= Patrick Scot =

Scottish official, tutor and author

Patrick Scot (fl. 1620) was a Scottish official, tutor and author.

==Life==
He followed James VI of Scotland to England on his accession in 1603. In June 1618 he was engaged in the work of raising voluntary gifts for the supply of the king's exchequer by threatening persons with prosecutions for usury. Six years later (August 1624) King James I wrote a letter of recommendation on his behalf.

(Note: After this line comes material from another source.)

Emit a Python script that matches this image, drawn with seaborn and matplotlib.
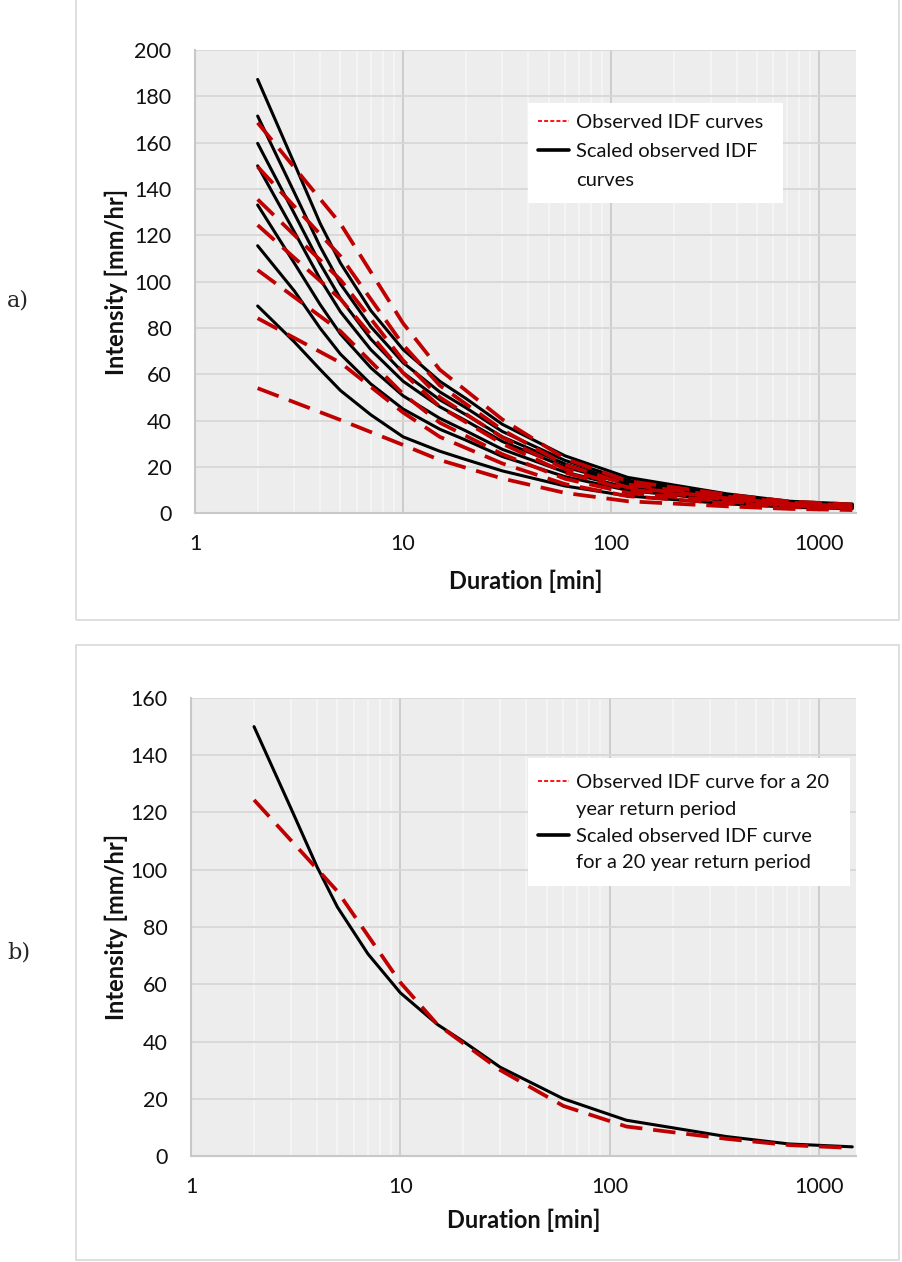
import matplotlib
matplotlib.use("Agg")
import matplotlib.pyplot as plt
import seaborn as sns
import numpy as np
import pandas as pd
from matplotlib.lines import Line2D
from matplotlib.patches import Rectangle
from matplotlib.ticker import LogLocator, NullFormatter, FixedLocator

# ---------------- data ----------------
# durations [min]
dur_obs = [2, 5, 10, 15, 30, 60, 120, 360, 720, 1440]
dur_scaled = [2, 3, 4, 5, 7, 10, 15, 20, 30, 60, 120, 360, 720, 1440]

# panel a: observed IDF curves (red dashed), intensity [mm/hr]
obs_r1 = [168.6, 125.0, 82.0, 62.0, 40.5, 23.6, 13.9, 8.1, 5.1, 3.8]
obs_r2 = [149.6, 111.0, 72.7, 55.2, 36.0, 21.0, 12.4, 7.2, 4.6, 3.4]
obs_r3 = [135.5, 100.8, 66.0, 50.1, 32.7, 19.1, 11.2, 6.5, 4.1, 3.1]
obs_r4 = [124.4, 92.5, 60.6, 46.0, 30.0, 17.5, 10.3, 6.0, 3.8, 2.8]
obs_r5 = [105.0, 78.6, 51.5, 39.1, 25.5, 14.9, 8.8, 5.1, 3.2, 2.4]
obs_r6 = [84.2, 65.0, 43.5, 33.0, 21.5, 12.6, 7.4, 4.3, 2.7, 2.0]
obs_r7 = [54.0, 40.3, 29.5, 23.0, 15.0, 8.8, 5.2, 3.0, 1.9, 1.4]

# panel a: scaled observed IDF curves (black solid)
sc_b1 = [187.3, 151.0, 125.0, 108.0, 87.5, 70.7, 57.0, 49.6, 38.4, 24.8, 15.5, 8.4, 5.2, 4.0]
sc_b2 = [171.5, 138.5, 115.0, 99.0, 80.5, 65.0, 52.4, 45.6, 35.3, 22.8, 14.3, 7.8, 4.8, 3.6]
sc_b3 = [159.7, 129.4, 107.6, 92.7, 75.2, 60.7, 49.0, 42.6, 33.0, 21.3, 13.3, 7.2, 4.5, 3.4]
sc_b4 = [150.0, 121.5, 101.0, 87.0, 70.6, 57.0, 46.0, 40.0, 31.0, 20.0, 12.5, 6.8, 4.2, 3.2]
sc_b5 = [133.1, 108.0, 90.0, 77.4, 62.8, 50.7, 41.0, 35.6, 27.6, 17.8, 11.1, 6.1, 3.7, 2.8]
sc_b6 = [115.5, 96.0, 79.8, 68.7, 55.8, 45.0, 36.3, 31.6, 24.5, 15.8, 9.9, 5.4, 3.3, 2.5]
sc_b7 = [89.5, 74.0, 62.0, 53.0, 42.5, 33.0, 26.8, 23.2, 18.3, 11.8, 7.5, 4.1, 2.6, 2.0]

# panel b: 20-year return period
obs_20yr = [124.4, 92.5, 60.6, 46.0, 30.0, 17.5, 10.3, 6.0, 3.8, 2.8]
sc_20yr = [150.0, 121.5, 101.0, 87.0, 70.6, 57.0, 46.0, 40.0, 31.0, 20.0, 12.5, 6.8, 4.2, 3.2]

obs_series_a = [obs_r1, obs_r2, obs_r3, obs_r4, obs_r5, obs_r6, obs_r7]
sc_series_a = [sc_b1, sc_b2, sc_b3, sc_b4, sc_b5, sc_b6, sc_b7]

x_ticks = [1, 10, 100, 1000]
x_ticklabels = ["1", "10", "100", "1000"]

legend_a = ["Observed IDF curves", "Scaled observed IDF", "curves"]
legend_b = ["Observed IDF curve for a 20", "year return period",
            "Scaled observed IDF curve", "for a 20 year return period"]

# ---------------- style ----------------
sns.set_theme(style="white")
plt.rcParams["font.family"] = ["Lato", "DejaVu Sans"]

W, H = 902, 1262
fig = plt.figure(figsize=(W / 100, H / 100), dpi=100)

RED = "#C00000"
BLACK = "#000000"
red_kw = dict(color=RED, linewidth=2.7, linestyle=(0, (6.0, 2.9)))
blk_kw = dict(color=BLACK, linewidth=2.2, linestyle="-")

# panel frames
for (x0, y0, x1, y1) in [(76, -3, 899, 620), (76, 645, 899, 1260)]:
    fig.patches.append(Rectangle((x0 / W, 1 - y1 / H), (x1 - x0) / W, (y1 - y0) / H,
                                 transform=fig.transFigure, fill=False,
                                 edgecolor="#D9D9D9", linewidth=1.2))

A_L, A_R, A_T, A_B = 195, 856, 50, 513.3
B_L, B_R, B_T, B_B = 191, 856, 698, 1156
axA = fig.add_axes([A_L / W, 1 - A_B / H, (A_R - A_L) / W, (A_B - A_T) / H])
axB = fig.add_axes([B_L / W, 1 - B_B / H, (B_R - B_L) / W, (B_B - B_T) / H])


def style(ax, ymax, ylab_x, xlab_y):
    ax.set_xscale("log")
    ax.set_xlim(1, 1500)
    ax.set_ylim(0, ymax)
    ax.set_facecolor("#EDEDED")
    ax.yaxis.set_major_locator(FixedLocator(list(range(0, ymax + 1, 20))))
    ax.xaxis.set_major_locator(FixedLocator(x_ticks))
    ax.set_xticklabels(x_ticklabels)
    ax.xaxis.set_minor_locator(LogLocator(base=10, subs=np.arange(2, 10)))
    ax.xaxis.set_minor_formatter(NullFormatter())
    ax.set_axisbelow(True)
    ax.grid(which="minor", axis="x", color="#F5F5F5", linewidth=1.3)
    ax.grid(which="major", axis="x", color="#CACACA", linewidth=1.3)
    ax.grid(which="major", axis="y", color="#D7D7D7", linewidth=1.3)
    ax.tick_params(which="both", length=0)
    ax.tick_params(axis="y", pad=17, labelsize=15.5, labelcolor="#111111")
    ax.tick_params(axis="x", pad=15, labelsize=15.5, labelcolor="#111111")
    for s in ["top", "right"]:
        ax.spines[s].set_visible(False)
    for s in ["left", "bottom"]:
        ax.spines[s].set_color("#C8C8C8")
        ax.spines[s].set_linewidth(1.5)
    ax.set_xlabel("Duration [min]", fontsize=17, fontweight="bold", color="#111111")
    ax.set_ylabel("Intensity [mm/hr]", fontsize=17, fontweight="bold", color="#111111")
    ax.yaxis.set_label_coords(ylab_x, 0.5)
    ax.xaxis.set_label_coords(0.5, xlab_y)


# ---- panel a ----
for vals in sc_series_a:
    sns.lineplot(x=dur_scaled, y=vals, ax=axA, zorder=2, **blk_kw)
for vals in obs_series_a:
    sns.lineplot(x=dur_obs, y=vals, ax=axA, zorder=3, **red_kw)
style(axA, 200, -(A_L - 128) / (A_R - A_L), -(570 - A_B) / (A_B - A_T))

# ---- panel b ----
sns.lineplot(x=dur_scaled, y=sc_20yr, ax=axB, zorder=2, **blk_kw)
sns.lineplot(x=dur_obs, y=obs_20yr, ax=axB, zorder=3, **red_kw)
style(axB, 160, -(B_L - 128) / (B_R - B_L), -(1209 - B_B) / (B_B - B_T))

# legends
h_red = Line2D([], [], color="#FF0000", linewidth=1.3, linestyle=(0, (2.2, 1.2)))
h_blk = Line2D([], [], color="black", linewidth=2.6)
h_none = Line2D([], [], color="none", linewidth=0)


def legend_box(ax, L, R, T, Bt, x0, y0, x1, y1, handles, labels, first_text_y, spacing):
    wid = R - L
    hei = Bt - T
    ax.add_patch(Rectangle(((x0 - L) / wid, (Bt - y1) / hei), (x1 - x0) / wid,
                           (y1 - y0) / hei, transform=ax.transAxes,
                           facecolor="white", edgecolor="none", zorder=4))
    fs = 14.5
    fpx = fs * 100 / 72
    lab_sp = (spacing - 0.88 * fpx) / fpx
    bp = 10 / fpx
    top_anchor = first_text_y - bp * fpx - 0.44 * fpx
    leg = ax.legend(handles, labels, loc="upper left",
                    bbox_to_anchor=((x0 - L) / wid, (Bt - top_anchor) / hei),
                    frameon=False, fontsize=fs, handlelength=1.55, handletextpad=0.36,
                    labelspacing=lab_sp, borderpad=bp, borderaxespad=0)
    leg.set_zorder(6)
    for t in leg.get_texts():
        t.set_color("#111111")
    return leg


legend_box(axA, A_L, A_R, A_T, A_B, 528, 103, 783, 203, [h_red, h_blk, h_none], legend_a, 123, 29.5)
legend_box(axB, B_L, B_R, B_T, B_B, 528, 758, 850, 886, [h_red, h_none, h_blk, h_none], legend_b, 783, 27.3)

# panel labels
fig.text(7 / W, 1 - 300 / H, "a)", fontsize=16, family=["DejaVu Serif"], va="center", ha="left")
fig.text(7 / W, 1 - 953 / H, "b)", fontsize=16, family=["DejaVu Serif"], va="center", ha="left")

fig.savefig("out.png", dpi=100)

Scot apparently acted as occasional tutor to Prince Charles. In 1623 and 1625 he was in Amsterdam, and observed the separatist churches there.

==Works==
Scot's position resembled those of Joseph Hall and Thomas Tymme, with emphasis on unity of doctrine. He attacked alchemy, in particular, as example of curiosity, leading to skepticism, leading to a large-scale questioning of orthodoxy. His writings include:

- Omnibus et singulis affording matter profitable for all men, necessarie for every man, alluding to a father's advice or last will to his sonne, London, 1619; (dedicated to King James and Prince Charles). At the end are some verses, "ad serenissimam Magnæ Britanniæ Annam reginam defunctam". The work was rearranged and revised as A Father's Advice or Last Will to his Son, London, 1620.
- Calderwood's Recantation, or a Tripartite Discourse directed to such of the Ministrie and others in Scotland that refuse Conformitie to the Ordinances of the Church, &c., London, 1622 (epistle to the reader dated from Amsterdam, 29 November 1622).
- The Tillage of Light, or a True Discoverie of the Philosophical Elixir commonly called the philosopher's stone, London, 1623. Dedicated to James Hamilton, 2nd Marquess of Hamilton. It is a hermetic and ethical work, denying alchemical transmutation.
- Vox Vera, or observations from Amsterdam examining the late insolencies of some pseudo-puritans separatists from the church of Great Britaine, London, 1625.